Melville complicates his source-text by moving toward a vision of increased cultural heterogeneity that parallels a developing practice among West African slavetraders during the eighteenth and nineteenth centuries. According to J. L. Dillard, these slavetraders learned from experience the dangers of mixing Africans from similar cultural and linguistic groups. Dillard cites an early example of this realization from Captain William Smith in 1744:
As for the languages of Gambia, they are so many and so different, that the Natives, on either Side of the River, cannot understand each other; which, if rightly consider'd, is no small Happiness to the Europeans who go thither to trade for slaves . . . I have known some melancholy Instances of whole Ship Crews being surpriz'd, and cut off by them. But the safest Way is to trade with the different Nations, on either Side the River, and having some of every Sort on board, there will be no more Likelihood of their succeeding in a Plot, than of finishing the Tower of Babel. (73-74)

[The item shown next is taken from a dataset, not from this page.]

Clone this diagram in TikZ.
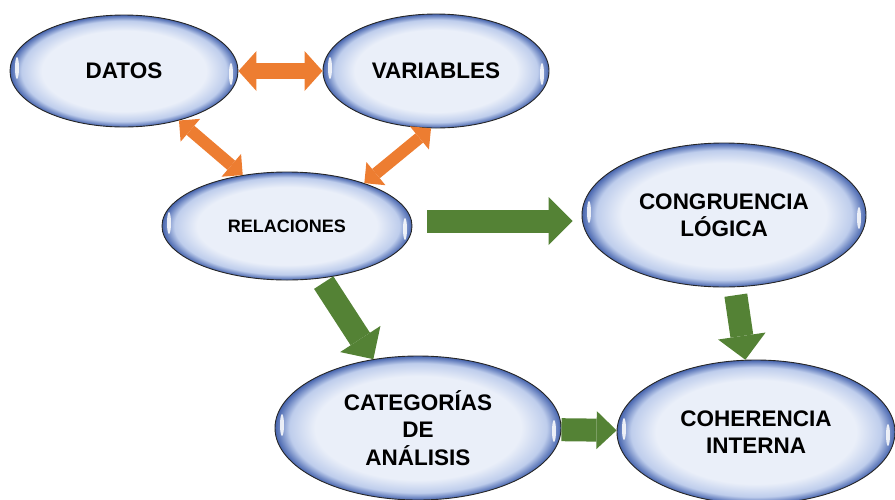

Melville's tale echoes this logic: as African tongues correspond to tribal and cultural divisions, then the increase in ethnic boundaries must necessarily exacerbate the situation of polyglottism. Rather than revealing a slave-group of communicative oneness, Melville's tale seems a case-study in the very practice of ethnic mixing that would frustrate the possibility of a shared African spoken (or drummed) language among the slaves.(1) The effect of this can be seen in the ineffectual linguistic control of the oakum-pickers, who "could do little or nothing toward establishing general quiet" aboard the ship (54), and whose "earnest cries" are powerless to prevent the violent dashing of a white sailor to the decks (70).